Adrian Mauriks, in 11 carvings in cyprus, elm, oak and blackwood called to solemn and silent convocation at the Irving Sculpture Gallery, reasserts the presence and power of the totem.
They really do not recall oriental gateways or guardian spirits. Some look like the logos that guardian spirits might leave behind when called away at celestial commands and some might look like silhouettes of figures that have been jaggedly torn from the centres of large blocks of wood and some, like Memory, are split up the centre as incipient human shapes emerge.

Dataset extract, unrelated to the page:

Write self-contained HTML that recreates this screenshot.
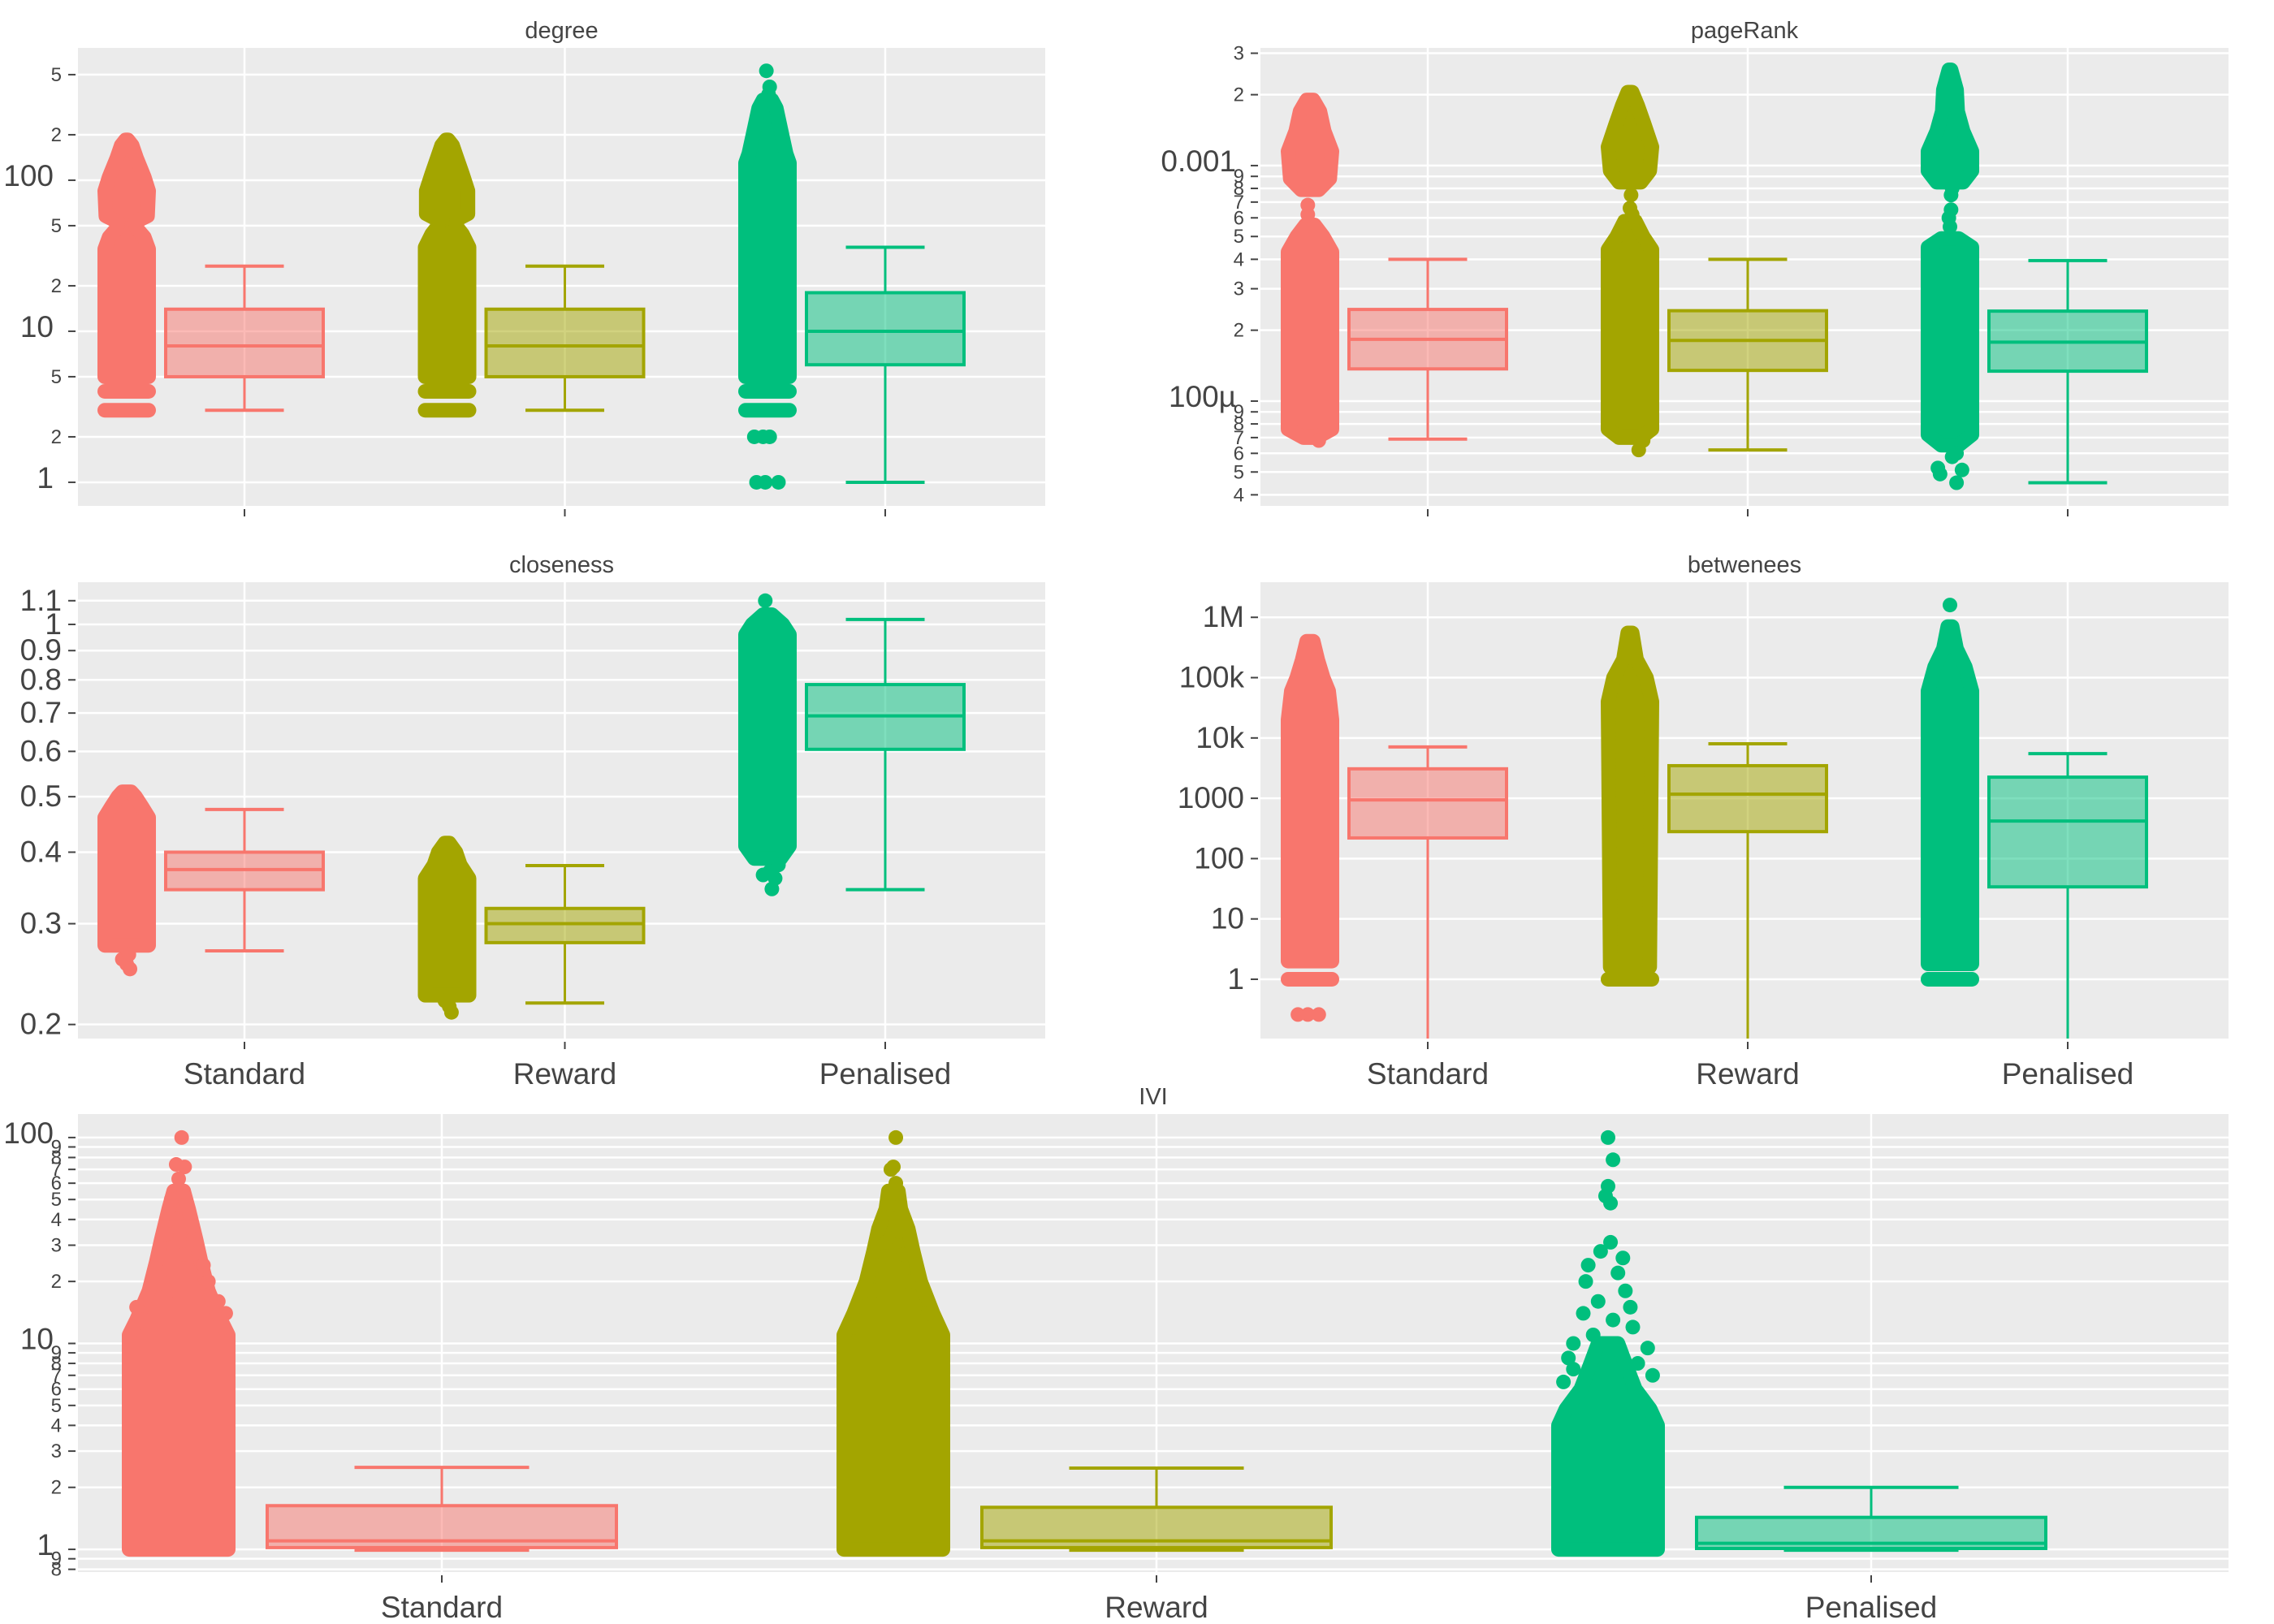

However, whatever is said will seem a rash over-simplification because Mauriks wants to infuse these figures with the roughness and unpredictable vitality of the bush. In Moon Totem, the habitual thick flat plank of wood, often tenderly touched or scoured with paint, is so raggedly chopped and fretted about the head that it seems that torn clouds are enveloping it.
On the other hand, Gateway has two thin black legs or pilasters that are cut into blocks and triangles on their outer sides like Brancusi forcing Constructivism into sensible subjection. Across the top a long black object like a fish with fins, drooping tail and red slashed down the side, has the frantic fantasy that Picasso could use when he put a fish on a womanís hat as a sarcastic, decorative touch.
The whole idol is black; only internal areas have been painted a uniform red. It is a commanding and optimistic piece that like others reveals the neglected possibilities of asymmetry and imbalance.
While Mauriks prefers an encounter between stalwart, rough and loose-jointed forms as in the massive black Cross-Totem, where a range of clumsy peaks stand in for head, shoulders and arms, with a cross, painted white on the insides and cut through the chest letting you see the world beyond, he can also achieve a harmonious, lyrical complexity of flat shapes delicately painted a pearl grey or a harsh notched jangle of forms as in Survivors. The surface is a beguiling and deceptive powdery grey and cream but the tiers of shapes, like an oval in a tattered pilaster, a bladed doorway and two savage cockerels (I think) indicate that this is a monument to a battle for survival not yet over.
Mauriks has devised skills like controlled hacking, continuous shallow scooping and appropriate surface painting and scrubbing that are entirely subjected to the creation of sculpture and thematic metaphor. He has emerged as a figure of real importance.